Aim –
Write out the listing below in full and exactly, leaving out every picture.

Raw data –
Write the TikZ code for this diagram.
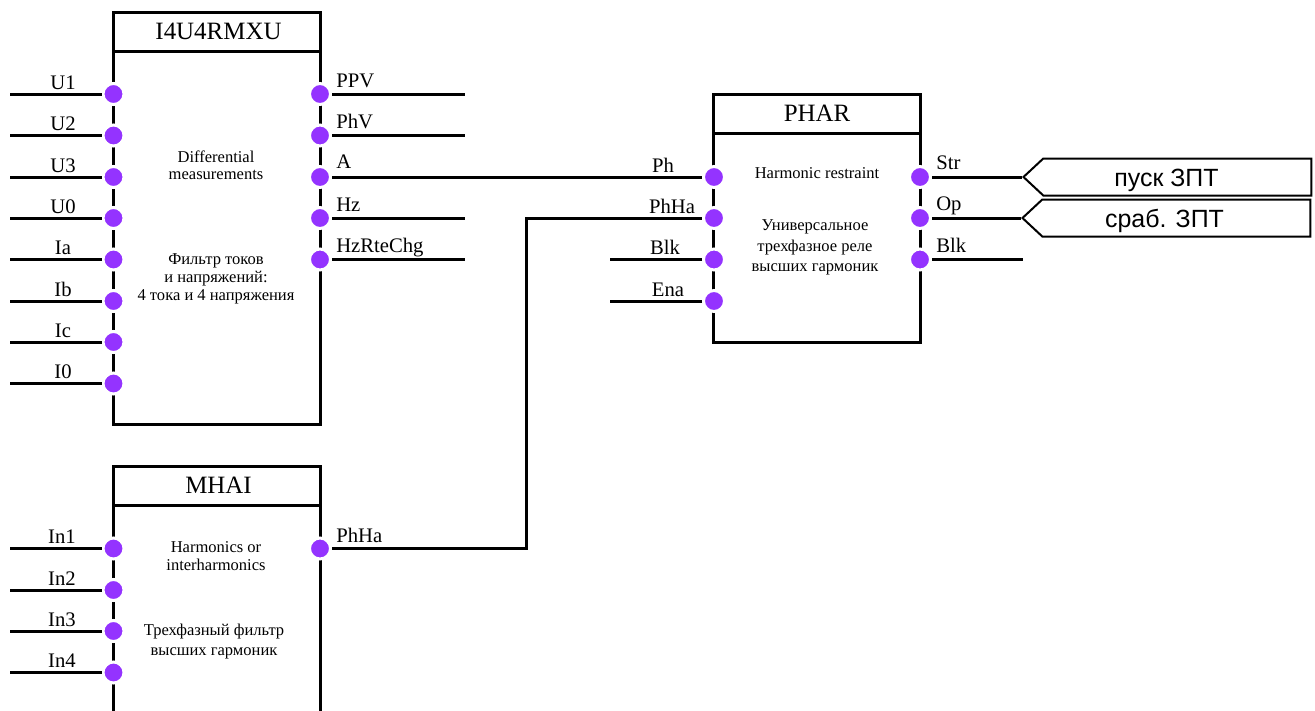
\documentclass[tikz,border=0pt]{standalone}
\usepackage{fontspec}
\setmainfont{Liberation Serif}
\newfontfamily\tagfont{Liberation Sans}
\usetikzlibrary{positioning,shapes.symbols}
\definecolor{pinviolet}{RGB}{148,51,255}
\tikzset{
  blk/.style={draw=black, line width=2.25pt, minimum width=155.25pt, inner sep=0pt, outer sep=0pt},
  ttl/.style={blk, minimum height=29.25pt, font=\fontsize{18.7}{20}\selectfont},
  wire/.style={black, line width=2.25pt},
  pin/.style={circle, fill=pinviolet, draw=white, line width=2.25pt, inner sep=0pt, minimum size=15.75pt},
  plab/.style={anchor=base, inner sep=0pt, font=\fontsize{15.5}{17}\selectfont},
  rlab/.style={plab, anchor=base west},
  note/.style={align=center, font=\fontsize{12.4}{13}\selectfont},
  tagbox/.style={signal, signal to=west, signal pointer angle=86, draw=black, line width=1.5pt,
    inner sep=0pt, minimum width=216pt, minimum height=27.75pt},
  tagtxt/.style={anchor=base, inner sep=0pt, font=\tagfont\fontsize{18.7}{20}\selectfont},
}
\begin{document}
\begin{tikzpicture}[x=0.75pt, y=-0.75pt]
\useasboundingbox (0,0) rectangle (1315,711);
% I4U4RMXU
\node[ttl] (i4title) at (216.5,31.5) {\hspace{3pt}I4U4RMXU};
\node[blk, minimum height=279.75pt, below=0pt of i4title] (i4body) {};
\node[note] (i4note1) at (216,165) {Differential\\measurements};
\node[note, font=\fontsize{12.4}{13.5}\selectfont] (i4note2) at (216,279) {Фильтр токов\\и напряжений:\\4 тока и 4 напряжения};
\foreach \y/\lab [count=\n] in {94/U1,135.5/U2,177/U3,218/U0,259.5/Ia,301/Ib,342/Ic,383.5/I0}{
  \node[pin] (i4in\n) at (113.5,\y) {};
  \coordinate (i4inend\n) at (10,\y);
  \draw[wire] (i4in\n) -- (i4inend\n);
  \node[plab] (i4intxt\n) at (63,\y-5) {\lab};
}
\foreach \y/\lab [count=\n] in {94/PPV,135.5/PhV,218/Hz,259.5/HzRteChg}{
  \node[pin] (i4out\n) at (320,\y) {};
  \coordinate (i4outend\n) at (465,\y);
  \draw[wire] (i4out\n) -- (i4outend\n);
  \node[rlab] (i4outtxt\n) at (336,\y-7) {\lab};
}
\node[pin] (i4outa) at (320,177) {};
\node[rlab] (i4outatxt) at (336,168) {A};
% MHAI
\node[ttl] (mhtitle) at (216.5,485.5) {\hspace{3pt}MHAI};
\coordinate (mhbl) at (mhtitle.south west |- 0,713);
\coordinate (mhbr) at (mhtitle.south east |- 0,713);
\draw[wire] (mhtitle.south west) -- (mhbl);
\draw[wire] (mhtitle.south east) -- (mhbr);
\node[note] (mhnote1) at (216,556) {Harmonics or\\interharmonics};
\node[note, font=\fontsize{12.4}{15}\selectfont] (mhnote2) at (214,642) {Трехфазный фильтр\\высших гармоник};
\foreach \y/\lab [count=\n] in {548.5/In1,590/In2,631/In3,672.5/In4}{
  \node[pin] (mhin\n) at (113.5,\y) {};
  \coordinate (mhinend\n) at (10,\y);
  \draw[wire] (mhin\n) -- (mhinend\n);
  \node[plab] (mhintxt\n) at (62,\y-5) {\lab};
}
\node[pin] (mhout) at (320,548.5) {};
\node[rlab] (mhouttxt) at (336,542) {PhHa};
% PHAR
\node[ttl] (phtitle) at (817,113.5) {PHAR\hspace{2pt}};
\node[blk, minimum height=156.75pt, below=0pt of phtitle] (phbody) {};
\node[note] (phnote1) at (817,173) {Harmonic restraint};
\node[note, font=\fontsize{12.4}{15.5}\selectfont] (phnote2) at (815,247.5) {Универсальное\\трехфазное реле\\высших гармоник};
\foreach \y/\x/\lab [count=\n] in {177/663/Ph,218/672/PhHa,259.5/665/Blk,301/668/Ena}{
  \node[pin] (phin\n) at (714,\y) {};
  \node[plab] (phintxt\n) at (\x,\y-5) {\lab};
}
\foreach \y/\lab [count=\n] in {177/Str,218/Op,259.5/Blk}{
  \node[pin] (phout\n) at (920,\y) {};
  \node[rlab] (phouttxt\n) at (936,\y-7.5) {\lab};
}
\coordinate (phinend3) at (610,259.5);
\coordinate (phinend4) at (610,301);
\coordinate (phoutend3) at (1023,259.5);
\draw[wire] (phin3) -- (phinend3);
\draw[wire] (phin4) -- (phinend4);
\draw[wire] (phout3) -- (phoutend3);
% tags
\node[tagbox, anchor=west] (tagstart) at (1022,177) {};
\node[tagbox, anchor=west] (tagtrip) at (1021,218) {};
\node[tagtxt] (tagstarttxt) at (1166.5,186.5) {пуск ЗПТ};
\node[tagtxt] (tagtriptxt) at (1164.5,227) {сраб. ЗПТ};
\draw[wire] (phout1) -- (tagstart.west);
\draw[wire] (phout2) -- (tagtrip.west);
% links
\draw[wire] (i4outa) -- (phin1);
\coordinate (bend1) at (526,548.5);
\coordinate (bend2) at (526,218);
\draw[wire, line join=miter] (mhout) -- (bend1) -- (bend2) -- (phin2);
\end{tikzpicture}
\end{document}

The response –
Write the TikZ code for this diagram.
\documentclass[tikz,border=0pt]{standalone}
\usepackage{fontspec}
\setmainfont{Liberation Serif}
\newfontfamily\tagfont{Liberation Sans}
\usetikzlibrary{positioning,shapes.symbols}
\definecolor{pinviolet}{RGB}{148,51,255}
\tikzset{
  blk/.style={draw=black, line width=2.25pt, minimum width=155.25pt, inner sep=0pt, outer sep=0pt},
  ttl/.style={blk, minimum height=29.25pt, font=\fontsize{18.7}{20}\selectfont},
  wire/.style={black, line width=2.25pt},
  pin/.style={circle, fill=pinviolet, draw=white, line width=2.25pt, inner sep=0pt, minimum size=15.75pt},
  plab/.style={anchor=base, inner sep=0pt, font=\fontsize{15.5}{17}\selectfont},
  rlab/.style={plab, anchor=base west},
  note/.style={align=center, font=\fontsize{12.4}{13}\selectfont},
  tagbox/.style={signal, signal to=west, signal pointer angle=86, draw=black, line width=1.5pt,
    inner sep=0pt, minimum width=216pt, minimum height=27.75pt},
  tagtxt/.style={anchor=base, inner sep=0pt, font=\tagfont\fontsize{18.7}{20}\selectfont},
}
\begin{document}
\begin{tikzpicture}[x=0.75pt, y=-0.75pt]
\useasboundingbox (0,0) rectangle (1315,711);
% I4U4RMXU
\node[ttl] (i4title) at (216.5,31.5) {\hspace{3pt}I4U4RMXU};
\node[blk, minimum height=279.75pt, below=0pt of i4title] (i4body) {};
\node[note] (i4note1) at (216,165) {Differential\\measurements};
\node[note, font=\fontsize{12.4}{13.5}\selectfont] (i4note2) at (216,279) {Фильтр токов\\и напряжений:\\4 тока и 4 напряжения};
\foreach \y/\lab [count=\n] in {94/U1,135.5/U2,177/U3,218/U0,259.5/Ia,301/Ib,342/Ic,383.5/I0}{
  \node[pin] (i4in\n) at (113.5,\y) {};
  \coordinate (i4inend\n) at (10,\y);
  \draw[wire] (i4in\n) -- (i4inend\n);
  \node[plab] (i4intxt\n) at (63,\y-5) {\lab};
}
\foreach \y/\lab [count=\n] in {94/PPV,135.5/PhV,218/Hz,259.5/HzRteChg}{
  \node[pin] (i4out\n) at (320,\y) {};
  \coordinate (i4outend\n) at (465,\y);
  \draw[wire] (i4out\n) -- (i4outend\n);
  \node[rlab] (i4outtxt\n) at (336,\y-7) {\lab};
}
\node[pin] (i4outa) at (320,177) {};
\node[rlab] (i4outatxt) at (336,168) {A};
% MHAI
\node[ttl] (mhtitle) at (216.5,485.5) {\hspace{3pt}MHAI};
\coordinate (mhbl) at (mhtitle.south west |- 0,713);
\coordinate (mhbr) at (mhtitle.south east |- 0,713);
\draw[wire] (mhtitle.south west) -- (mhbl);
\draw[wire] (mhtitle.south east) -- (mhbr);
\node[note] (mhnote1) at (216,556) {Harmonics or\\interharmonics};
\node[note, font=\fontsize{12.4}{15}\selectfont] (mhnote2) at (214,642) {Трехфазный фильтр\\высших гармоник};
\foreach \y/\lab [count=\n] in {548.5/In1,590/In2,631/In3,672.5/In4}{
  \node[pin] (mhin\n) at (113.5,\y) {};
  \coordinate (mhinend\n) at (10,\y);
  \draw[wire] (mhin\n) -- (mhinend\n);
  \node[plab] (mhintxt\n) at (62,\y-5) {\lab};
}
\node[pin] (mhout) at (320,548.5) {};
\node[rlab] (mhouttxt) at (336,542) {PhHa};
% PHAR
\node[ttl] (phtitle) at (817,113.5) {PHAR\hspace{2pt}};
\node[blk, minimum height=156.75pt, below=0pt of phtitle] (phbody) {};
\node[note] (phnote1) at (817,173) {Harmonic restraint};
\node[note, font=\fontsize{12.4}{15.5}\selectfont] (phnote2) at (815,247.5) {Универсальное\\трехфазное реле\\высших гармоник};
\foreach \y/\x/\lab [count=\n] in {177/663/Ph,218/672/PhHa,259.5/665/Blk,301/668/Ena}{
  \node[pin] (phin\n) at (714,\y) {};
  \node[plab] (phintxt\n) at (\x,\y-5) {\lab};
}
\foreach \y/\lab [count=\n] in {177/Str,218/Op,259.5/Blk}{
  \node[pin] (phout\n) at (920,\y) {};
  \node[rlab] (phouttxt\n) at (936,\y-7.5) {\lab};
}
\coordinate (phinend3) at (610,259.5);
\coordinate (phinend4) at (610,301);
\coordinate (phoutend3) at (1023,259.5);
\draw[wire] (phin3) -- (phinend3);
\draw[wire] (phin4) -- (phinend4);
\draw[wire] (phout3) -- (phoutend3);
% tags
\node[tagbox, anchor=west] (tagstart) at (1022,177) {};
\node[tagbox, anchor=west] (tagtrip) at (1021,218) {};
\node[tagtxt] (tagstarttxt) at (1166.5,186.5) {пуск ЗПТ};
\node[tagtxt] (tagtriptxt) at (1164.5,227) {сраб. ЗПТ};
\draw[wire] (phout1) -- (tagstart.west);
\draw[wire] (phout2) -- (tagtrip.west);
% links
\draw[wire] (i4outa) -- (phin1);
\coordinate (bend1) at (526,548.5);
\coordinate (bend2) at (526,218);
\draw[wire, line join=miter] (mhout) -- (bend1) -- (bend2) -- (phin2);
\end{tikzpicture}
\end{document}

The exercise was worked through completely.